Andrew Littauer/The Veritas News
Art Director Hannah Dawber works on the literary magazine.

The idea for an ENC Literary Magazine centered on issues of social justice arose during a dinner conversation over the summer between senior Taylor Kelliher, associate professor Dr. Marianna Krejci-Papa, and Dr. Laurie Giles, director of the Center for Responsibility and Justice.

“I had gone to a couple of the events last year, but I always felt like CRJ was underrepresented,” Kelliher said. “Students didn’t really know about all that was going on . . . and the events that they were giving.”

At the dinner, Kelliher proposed starting a publication to talk about social justice issues.

The publication is staffed by a small number of students: Kelliher as the editor in chief, junior Leah Anderson as copy editor, and junior Hannah Dawber as art director. One issue will be released each semester, with every issue addressing a different theme.

The theme of the first literary magazine is “Justice in Education.” Submissions were accepted throughout September by students, and articles were commissioned by faculty and staff directly working in the field.

The magazine features a wide variety of writing styles, including scholarly articles, poetry, and photography.
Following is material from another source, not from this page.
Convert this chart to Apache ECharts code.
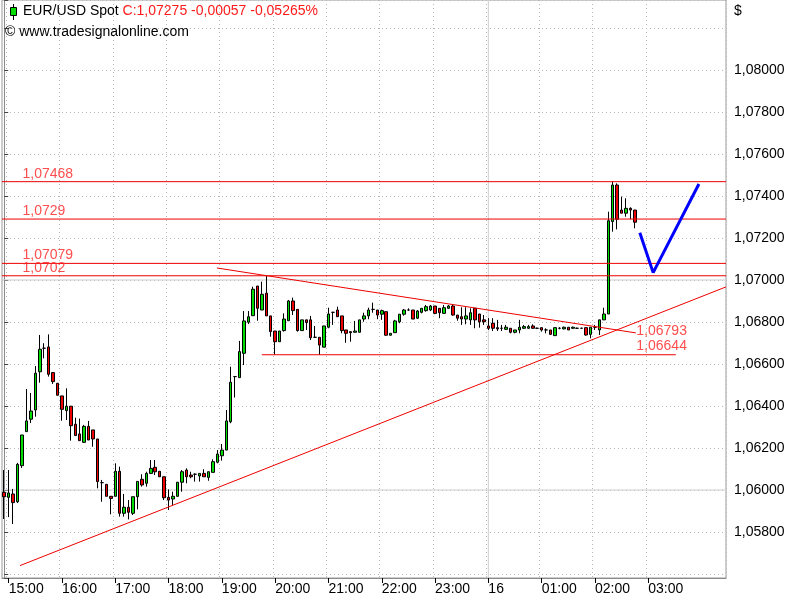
<!DOCTYPE html>
<html>
<head>
<meta charset="utf-8">
<script src="https://cdn.jsdelivr.net/npm/echarts@6/dist/echarts.min.js"></script>
<style>
html,body{margin:0;padding:0;background:#fff;}
#main{width:800px;height:600px;}
</style>
</head>
<body>
<div id="main"></div>
<script>
// ---- time axis: 5-minute bars starting 14:55 ----
const startTime = '14:55';
const barMinutes = 5;
const slotCount = 163; // bars + empty room to the right
const tickTimes = ['15:00','16:00','17:00','18:00','19:00','20:00','21:00','22:00','23:00','00:00','01:00','02:00','03:00'];
const tickTexts = ['15:00','16:00','17:00','18:00','19:00','20:00','21:00','22:00','23:00','16','01:00','02:00','03:00'];

// ---- OHLC (EUR/USD, 5 min) ----
const opens = [1.05989,1.05965,1.05981,1.05944,1.06116,1.06278,1.06337,1.06381,1.06563,1.06675,
1.06681,1.06559,1.06508,1.06448,1.06378,1.06399,1.06313,1.06267,1.06227,1.06303,
1.06286,1.06243,1.06035,1.06027,1.05970,1.05970,1.06089,1.05889,1.05918,1.05889,
1.05968,1.06051,1.06032,1.06079,1.06108,1.06089,1.06063,1.05965,1.05957,1.05970,
1.06037,1.06095,1.06071,1.06075,1.06067,1.06079,1.06060,1.06084,1.06132,1.06163,
1.06190,1.06325,1.06540,1.06535,1.06651,1.06799,1.06830,1.06971,1.06857,1.06937,
1.06829,1.06757,1.06706,1.06759,1.06806,1.06900,1.06860,1.06759,1.06810,1.06810,
1.06727,1.06727,1.06680,1.06775,1.06846,1.06857,1.06829,1.06762,1.06754,1.06751,
1.06751,1.06814,1.06829,1.06860,1.06857,1.06837,1.06849,1.06737,1.06749,1.06801,
1.06837,1.06857,1.06857,1.06818,1.06846,1.06854,1.06857,1.06876,1.06865,1.06841,
1.06865,1.06876,1.06833,1.06825,1.06814,1.06810,1.06865,1.06838,1.06810,1.06781,
1.06794,1.06773,1.06770,1.06765,1.06770,1.06751,1.06762,1.06770,1.06770,1.06781,
1.06770,1.06773,1.06762,1.06762,1.06735,1.06770,1.06767,1.06775,1.06770,1.06770,
1.06770,1.06773,1.06741,1.06775,1.06762,1.06810,1.06838,1.07278,1.07452,1.07333,
1.07318,1.07341,1.07333];
const closes = [1.05968,1.05986,1.05940,1.06122,1.06262,1.06329,1.06376,1.06556,1.06670,1.06675,
1.06551,1.06516,1.06451,1.06384,1.06399,1.06306,1.06259,1.06235,1.06303,1.06238,
1.06243,1.06040,1.06035,1.05970,1.05960,1.06089,1.05889,1.05918,1.05894,1.05968,
1.06041,1.06024,1.06079,1.06103,1.06087,1.06063,1.05963,1.05952,1.05970,1.06037,
1.06087,1.06063,1.06063,1.06075,1.06079,1.06063,1.06087,1.06135,1.06171,1.06190,
1.06329,1.06513,1.06540,1.06659,1.06805,1.06825,1.06956,1.06865,1.06932,1.06829,
1.06754,1.06706,1.06757,1.06814,1.06900,1.06854,1.06759,1.06810,1.06797,1.06725,
1.06727,1.06690,1.06781,1.06838,1.06846,1.06825,1.06759,1.06746,1.06749,1.06757,
1.06810,1.06829,1.06857,1.06860,1.06833,1.06854,1.06737,1.06746,1.06805,1.06837,
1.06857,1.06857,1.06814,1.06852,1.06865,1.06873,1.06876,1.06841,1.06844,1.06868,
1.06876,1.06833,1.06818,1.06814,1.06829,1.06844,1.06810,1.06801,1.06801,1.06770,
1.06770,1.06767,1.06770,1.06775,1.06751,1.06762,1.06775,1.06778,1.06778,1.06770,
1.06770,1.06762,1.06762,1.06741,1.06773,1.06770,1.06775,1.06762,1.06775,1.06770,
1.06770,1.06738,1.06775,1.06775,1.06810,1.06838,1.07282,1.07452,1.07289,1.07318,
1.07341,1.07333,1.07275];
const lows = [1.05862,1.05871,1.05838,1.05938,1.06105,1.06276,1.06319,1.06349,1.06511,1.06627,
1.06540,1.06505,1.06451,1.06330,1.06333,1.06235,1.06259,1.06235,1.06224,1.06238,
1.06206,1.06008,1.05944,1.05970,1.05884,1.05970,1.05873,1.05873,1.05860,1.05881,
1.05908,1.06016,1.06016,1.06076,1.06071,1.06062,1.05952,1.05905,1.05929,1.05968,
1.05992,1.06032,1.06056,1.06040,1.06040,1.06063,1.06044,1.06084,1.06127,1.06140,
1.06190,1.06318,1.06440,1.06535,1.06595,1.06790,1.06830,1.06806,1.06857,1.06829,
1.06730,1.06644,1.06706,1.06754,1.06806,1.06833,1.06754,1.06759,1.06762,1.06714,
1.06727,1.06644,1.06680,1.06770,1.06786,1.06825,1.06746,1.06701,1.06706,1.06751,
1.06751,1.06801,1.06813,1.06844,1.06813,1.06810,1.06735,1.06735,1.06749,1.06794,
1.06830,1.06854,1.06814,1.06814,1.06841,1.06849,1.06852,1.06837,1.06818,1.06841,
1.06862,1.06830,1.06806,1.06786,1.06789,1.06786,1.06770,1.06773,1.06786,1.06762,
1.06757,1.06757,1.06757,1.06762,1.06746,1.06746,1.06746,1.06767,1.06767,1.06767,
1.06767,1.06754,1.06746,1.06738,1.06735,1.06765,1.06765,1.06762,1.06767,1.06767,
1.06767,1.06735,1.06722,1.06762,1.06738,1.06810,1.06838,1.07230,1.07241,1.07318,
1.07301,1.07289,1.07246];
const highs = [1.06095,1.06095,1.06005,1.06129,1.06262,1.06481,1.06462,1.06590,1.06738,1.06699,
1.06741,1.06562,1.06510,1.06448,1.06484,1.06400,1.06344,1.06340,1.06310,1.06329,
1.06286,1.06243,1.06048,1.06027,1.05970,1.06127,1.06111,1.05981,1.05952,1.05968,
1.06041,1.06075,1.06087,1.06143,1.06143,1.06090,1.06063,1.06003,1.05992,1.06038,
1.06095,1.06103,1.06087,1.06079,1.06079,1.06099,1.06087,1.06146,1.06190,1.06219,
1.06381,1.06587,1.06543,1.06710,1.06852,1.06852,1.06968,1.06971,1.06992,1.07020,
1.06829,1.06757,1.06757,1.06841,1.06905,1.06916,1.06860,1.06810,1.06810,1.06829,
1.06781,1.06727,1.06781,1.06868,1.06848,1.06873,1.06829,1.06762,1.06754,1.06805,
1.06810,1.06844,1.06868,1.06892,1.06857,1.06859,1.06849,1.06746,1.06810,1.06837,
1.06862,1.06865,1.06857,1.06857,1.06865,1.06881,1.06881,1.06876,1.06865,1.06881,
1.06881,1.06881,1.06833,1.06870,1.06870,1.06865,1.06865,1.06838,1.06833,1.06818,
1.06818,1.06810,1.06786,1.06786,1.06770,1.06762,1.06810,1.06786,1.06786,1.06789,
1.06773,1.06773,1.06770,1.06762,1.06773,1.06775,1.06778,1.06775,1.06778,1.06773,
1.06773,1.06773,1.06775,1.06786,1.06810,1.06868,1.07325,1.07468,1.07460,1.07397,
1.07389,1.07346,1.07333];

// ---- drawn levels / trendlines (x in bar units, y in price) ----
const levelValues = [1.07468, 1.0729, 1.07079, 1.0702];
const levelTexts = ['1,07468', '1,0729', '1,07079', '1,0702'];
const levelLabelBar = 4;
const roundLevels = [1.06, 1.07];
const dayBreakBar = 109;
const resistanceLine = [[47.9, 1.07057], [142.2, 1.06748]];
const supportLine = [[58.0, 1.06644], [151.2, 1.06644]];
const risingLine = [[3.55, 1.05640], [162.5, 1.06967]];
const projection = [[143.1, 1.07225], [146.1, 1.07035], [156.4, 1.07457]];
const trendLabels = [
  { x: 142.2, y: 1.06748, text: '1,06793', dy: -2 },
  { x: 142.2, y: 1.06644, text: '1,06644', dy: -9 }
];
const yMin = 1.05581, yMax = 1.08333;

// ---- build ----
const times = [];
{
  const [h0, m0] = startTime.split(':').map(Number);
  for (let i = 0; i < slotCount; i++) {
    const m = (h0 * 60 + m0 + barMinutes * i) % 1440;
    times.push(String(Math.floor(m / 60)).padStart(2, '0') + ':' + String(m % 60).padStart(2, '0'));
  }
}
const candles = opens.map((o, i) => [o, closes[i], lows[i], highs[i]]);
const isTick = (idx, val) => tickTimes.indexOf(val) >= 0;
const RED = '#ee0000';
const GRAY = '#cfcfcf';
const FONT = "'Liberation Sans', Arial, sans-serif";
const xLo = -0.5, xHi = slotCount - 0.5;

const lineSeries = (data, color, width, z) => ({
  type: 'line', xAxisIndex: 1, data, symbol: 'none', silent: true,
  lineStyle: { color, width, type: 'solid' }, z
});

const chart = echarts.init(document.getElementById('main'));
chart.setOption({
  animation: false,
  backgroundColor: '#ffffff',
  textStyle: { fontFamily: FONT },
  grid: { left: 2, right: 74, top: 0, bottom: 22, show: true, borderColor: '#9a9a9a', borderWidth: 1, backgroundColor: '#fff' },
  xAxis: [{
    type: 'category',
    data: times,
    boundaryGap: true,
    axisLine: { show: true, lineStyle: { color: '#8a8a8a' } },
    axisTick: { show: true, alignWithLabel: true, interval: isTick, length: 5, lineStyle: { color: '#000' } },
    axisLabel: {
      interval: isTick, align: 'left', margin: 4, fontSize: 14, color: '#000', fontFamily: FONT,
      formatter: v => tickTexts[tickTimes.indexOf(v)] || ''
    },
    splitLine: { show: true, interval: isTick, lineStyle: { color: '#b8b8b8', type: [1, 3] } }
  }, {
    type: 'value', min: xLo, max: xHi, show: false
  }],
  yAxis: {
    type: 'value', position: 'right', min: yMin, max: yMax, splitNumber: 14, scale: true,
    axisLine: { show: true, lineStyle: { color: '#8a8a8a' } },
    axisTick: { show: true, length: 4, lineStyle: { color: '#444' } },
    axisLabel: {
      margin: 8, fontSize: 14, color: '#000', fontFamily: FONT,
      formatter: v => (v < 1.0579 || v > 1.0801) ? '' : v.toFixed(5).replace('.', ',')
    },
    splitLine: { show: true, lineStyle: { color: '#b8b8b8', type: [1, 3] } }
  },
  graphic: [
    { type: 'line', shape: { x1: 13.5, y1: 4, x2: 13.5, y2: 20 }, style: { stroke: '#000', lineWidth: 1 }, z: 100 },
    { type: 'rect', shape: { x: 10.5, y: 7.5, width: 6, height: 8 }, style: { fill: '#00dd00', stroke: '#000', lineWidth: 1 }, z: 101 },
    { type: 'text', left: 23, top: 4, z: 100,
      style: { text: '{a|EUR/USD Spot} {b|C:1,07275 -0,00057 -0,05265%}', font: '14px ' + FONT,
        rich: { a: { fill: '#000', fontSize: 14, fontFamily: FONT }, b: { fill: '#ff1a1a', fontSize: 14, fontFamily: FONT } } } },
    { type: 'text', left: 5, top: 25, z: 100, style: { text: '© www.tradesignalonline.com', fill: '#000', font: '14px ' + FONT } },
    { type: 'text', left: 734, top: 4, z: 100, style: { text: '$', fill: '#000', font: '14px ' + FONT } }
  ],
  series: [
    // solid gray round-number and day-break lines
    ...roundLevels.map(v => lineSeries([[xLo, v], [xHi, v]], GRAY, 1, 1)),
    lineSeries([[dayBreakBar, yMin], [dayBreakBar, yMax]], GRAY, 1, 1),
    {
      type: 'candlestick', xAxisIndex: 0, yAxisIndex: 0, data: candles, barWidth: 3, z: 5,
      itemStyle: { color: '#00dd00', color0: '#ee0000', borderColor: '#000', borderColor0: '#000', borderColorDoji: '#000', borderWidth: 1 }
    },
    // horizontal red levels
    ...levelValues.map(v => lineSeries([[xLo, v], [xHi, v]], RED, 1, 6)),
    lineSeries(resistanceLine, RED, 1, 6),
    lineSeries(supportLine, RED, 1, 6),
    lineSeries(risingLine, RED, 1, 6),
    lineSeries(projection, '#0000ff', 3, 7),
    {
      type: 'scatter', xAxisIndex: 1, symbolSize: 1, itemStyle: { color: 'rgba(0,0,0,0)' }, z: 8, silent: true,
      data: levelValues.map((v, i) => ({ value: [levelLabelBar, v], name: levelTexts[i] }))
        .concat(trendLabels.map(t => ({ value: [t.x, t.y], name: t.text, label: { offset: [0, t.dy] } }))),
      label: { show: true, position: 'right', distance: 0, offset: [0, -8], formatter: p => p.name,
        color: '#ff2020', fontSize: 14, fontFamily: FONT }
    }
  ]
});
</script>
</body>
</html>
“A literary magazine is a really good way to encourage students to talk,” Kelliher said. “Sometimes if it’s just scholarly articles or just news, or journalism-based articles, you might leave out some people who don’t have a direct way of talking about [the issues]. I think creative writing is how most of us express ourselves even if we don’t think of it consciously.”

The literary magazine, the name of which will be a surprise, is set to be released before Thanksgiving break. Students will be able to buy copies of the first magazine for about $5.

The funding for the magazine was given by a private donor (who will be revealed in the first issue) in a lump sum to cover the cost of the first issue. Kelliher expressed that adjunct professor Paul Bowen has been instrumental in brainstorming ways to get grants to continue the magazine.

“This is a chance for a small conservative school to talk about big global issues . . . a way for other people to have a voice,” Kelliher said.

The tentative theme for the next publication is “Justice for Children.” The CRJ Literary magazine looks forward to getting feedback on their first publication and to starting the conversation about social justice.